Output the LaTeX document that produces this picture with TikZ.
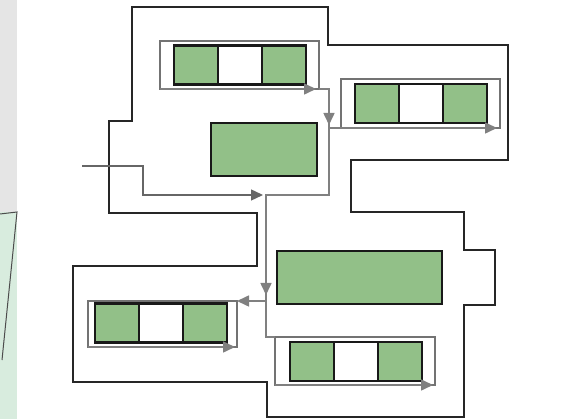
\documentclass[tikz,border=0pt]{standalone}
\usetikzlibrary{arrows.meta, positioning}
\definecolor{cellgreen}{RGB}{146,192,136}
\definecolor{stripgreen}{RGB}{216,236,222}
\tikzset{
  wall/.style={draw=black!85, line width=2.8pt, line join=miter},
  frame/.style={draw=black!55, line width=1.5pt, inner sep=0pt, outer sep=0pt},
  cell/.style={draw=black!90, line width=2.2pt, minimum width=44pt, minimum height=39pt, inner sep=0pt, outer sep=0pt},
  block/.style={draw=black!90, fill=cellgreen, line width=2.2pt, minimum height=53pt, inner sep=0pt},
  flow/.style={draw=black!50, line width=1.6pt},
  feed/.style={draw=black!60, line width=1.4pt}
}
\begin{document}
\begin{tikzpicture}[x=1pt, y=-1pt, >={Triangle[length=12pt,width=11pt]}]
\useasboundingbox (0,0) rectangle (586,419);
% strip at the left edge
\fill [black!10] (0,0) rectangle (17,212);
\fill [stripgreen] (0,212) rectangle (17,419);
\draw [black!70, line width=1pt] (0,214) -- (17,212) -- (2,360);
% outline
\draw [wall] (132,7) -- (328,7) -- (328,45) -- (508,45) -- (508,160) -- (351,160)
  -- (351,212) -- (464,212) -- (464,250) -- (495,250) -- (495,305) -- (464,305)
  -- (464,417) -- (267,417) -- (267,382) -- (73,382) -- (73,266) -- (257,266)
  -- (257,213) -- (109,213) -- (109,121) -- (132,121) -- cycle;
% frames
\node (fa) at (239.5,65) [frame, minimum width=159pt, minimum height=48pt] {};
\node (fb) at (420.5,103.5) [frame, minimum width=159pt, minimum height=49pt] {};
\node (fd) at (162.5,324) [frame, minimum width=149pt, minimum height=46pt] {};
\node (fe) at (355,361) [frame, minimum width=160pt, minimum height=48pt] {};
% cells
\node (a1) at (196,65) [cell, fill=cellgreen] {};
\node (a2) [cell, fill=white, right=0pt of a1] {};
\node (a3) [cell, fill=cellgreen, right=0pt of a2] {};
\node (b1) at (377,103.5) [cell, fill=cellgreen] {};
\node (b2) [cell, fill=white, right=0pt of b1] {};
\node (b3) [cell, fill=cellgreen, right=0pt of b2] {};
\node (d1) at (117,323) [cell, fill=cellgreen] {};
\node (d2) [cell, fill=white, right=0pt of d1] {};
\node (d3) [cell, fill=cellgreen, right=0pt of d2] {};
\node (e1) at (312,361.5) [cell, fill=cellgreen] {};
\node (e2) [cell, fill=white, right=0pt of e1] {};
\node (e3) [cell, fill=cellgreen, right=0pt of e2] {};
% big blocks
\node (c) at (264,149.5) [block, minimum width=106pt] {};
\node (f) at (359.5,277.5) [block, minimum width=165pt] {};
% flow
\coordinate (in) at (82,166);
\coordinate (j1) at (266,195);
\coordinate (j2) at (329,89);
\coordinate (j3) at (266,301);
\draw [feed, ->] (in) -- (143,166) -- (143,195) -- ([xshift=-3pt]j1);
\draw [flow] (fa.south east) -- (j2) -- (329,195) -- (j1) -- (266,337) -- (fe.north west);
\draw [flow, ->] (j2) -- (329,125);
\draw [flow] (329,128) -- (fb.south west);
\draw [flow, ->] (j1) -- (266,295);
\draw [flow, ->] (j3) -- (fd.north east);
\draw [flow, ->] (fa.south west) -- ([xshift=-3pt]fa.south east);
\draw [flow, ->] (fb.south west) -- ([xshift=-3pt]fb.south east);
\draw [flow, ->] (fd.south west) -- ([xshift=-2pt]fd.south east);
\draw [flow, ->] (fe.south west) -- ([xshift=-2pt]fe.south east);
\end{tikzpicture}
\end{document}
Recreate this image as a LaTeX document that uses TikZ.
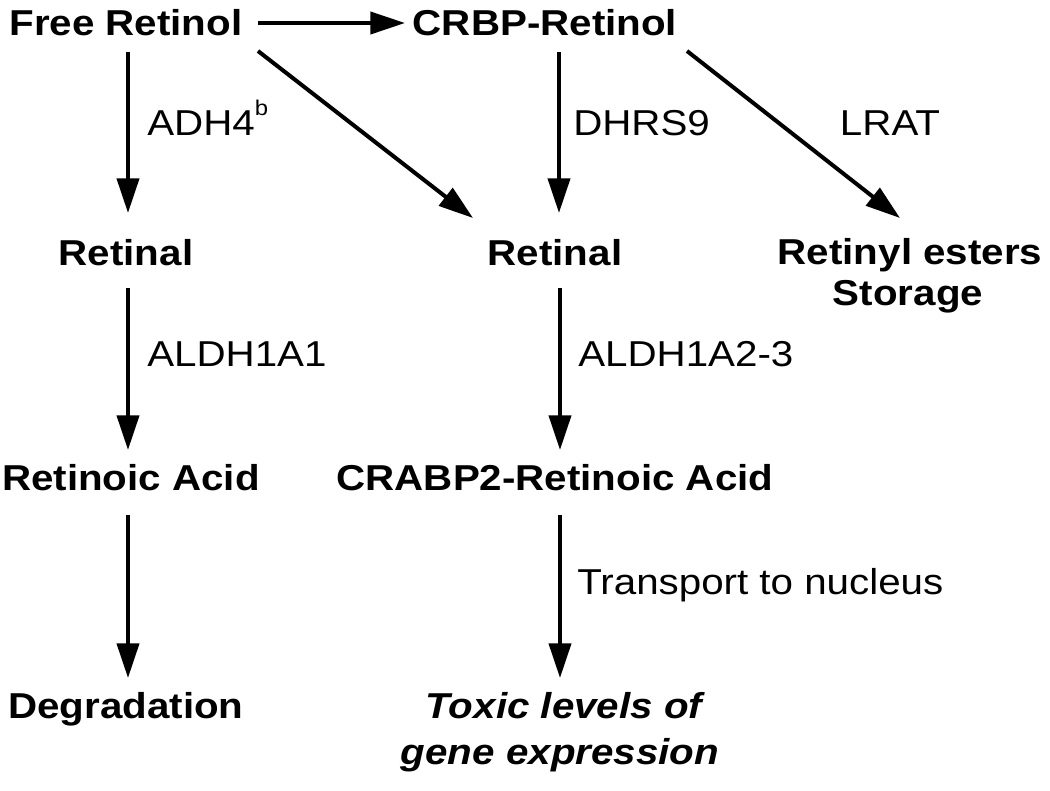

STATED PROBLEM: Please transcribe the material above exactly as written. Leave the pictures out.

OUTPUT FOR THIS EXERCISE:
Output the LaTeX document that produces this picture with TikZ.
\documentclass[tikz,border=0pt]{standalone}
\usetikzlibrary{arrows.meta, positioning}
\definecolor{cellgreen}{RGB}{146,192,136}
\definecolor{stripgreen}{RGB}{216,236,222}
\tikzset{
  wall/.style={draw=black!85, line width=2.8pt, line join=miter},
  frame/.style={draw=black!55, line width=1.5pt, inner sep=0pt, outer sep=0pt},
  cell/.style={draw=black!90, line width=2.2pt, minimum width=44pt, minimum height=39pt, inner sep=0pt, outer sep=0pt},
  block/.style={draw=black!90, fill=cellgreen, line width=2.2pt, minimum height=53pt, inner sep=0pt},
  flow/.style={draw=black!50, line width=1.6pt},
  feed/.style={draw=black!60, line width=1.4pt}
}
\begin{document}
\begin{tikzpicture}[x=1pt, y=-1pt, >={Triangle[length=12pt,width=11pt]}]
\useasboundingbox (0,0) rectangle (586,419);
% strip at the left edge
\fill [black!10] (0,0) rectangle (17,212);
\fill [stripgreen] (0,212) rectangle (17,419);
\draw [black!70, line width=1pt] (0,214) -- (17,212) -- (2,360);
% outline
\draw [wall] (132,7) -- (328,7) -- (328,45) -- (508,45) -- (508,160) -- (351,160)
  -- (351,212) -- (464,212) -- (464,250) -- (495,250) -- (495,305) -- (464,305)
  -- (464,417) -- (267,417) -- (267,382) -- (73,382) -- (73,266) -- (257,266)
  -- (257,213) -- (109,213) -- (109,121) -- (132,121) -- cycle;
% frames
\node (fa) at (239.5,65) [frame, minimum width=159pt, minimum height=48pt] {};
\node (fb) at (420.5,103.5) [frame, minimum width=159pt, minimum height=49pt] {};
\node (fd) at (162.5,324) [frame, minimum width=149pt, minimum height=46pt] {};
\node (fe) at (355,361) [frame, minimum width=160pt, minimum height=48pt] {};
% cells
\node (a1) at (196,65) [cell, fill=cellgreen] {};
\node (a2) [cell, fill=white, right=0pt of a1] {};
\node (a3) [cell, fill=cellgreen, right=0pt of a2] {};
\node (b1) at (377,103.5) [cell, fill=cellgreen] {};
\node (b2) [cell, fill=white, right=0pt of b1] {};
\node (b3) [cell, fill=cellgreen, right=0pt of b2] {};
\node (d1) at (117,323) [cell, fill=cellgreen] {};
\node (d2) [cell, fill=white, right=0pt of d1] {};
\node (d3) [cell, fill=cellgreen, right=0pt of d2] {};
\node (e1) at (312,361.5) [cell, fill=cellgreen] {};
\node (e2) [cell, fill=white, right=0pt of e1] {};
\node (e3) [cell, fill=cellgreen, right=0pt of e2] {};
% big blocks
\node (c) at (264,149.5) [block, minimum width=106pt] {};
\node (f) at (359.5,277.5) [block, minimum width=165pt] {};
% flow
\coordinate (in) at (82,166);
\coordinate (j1) at (266,195);
\coordinate (j2) at (329,89);
\coordinate (j3) at (266,301);
\draw [feed, ->] (in) -- (143,166) -- (143,195) -- ([xshift=-3pt]j1);
\draw [flow] (fa.south east) -- (j2) -- (329,195) -- (j1) -- (266,337) -- (fe.north west);
\draw [flow, ->] (j2) -- (329,125);
\draw [flow] (329,128) -- (fb.south west);
\draw [flow, ->] (j1) -- (266,295);
\draw [flow, ->] (j3) -- (fd.north east);
\draw [flow, ->] (fa.south west) -- ([xshift=-3pt]fa.south east);
\draw [flow, ->] (fb.south west) -- ([xshift=-3pt]fb.south east);
\draw [flow, ->] (fd.south west) -- ([xshift=-2pt]fd.south east);
\draw [flow, ->] (fe.south west) -- ([xshift=-2pt]fe.south east);
\end{tikzpicture}
\end{document}
Recreate this image as a LaTeX document that uses TikZ.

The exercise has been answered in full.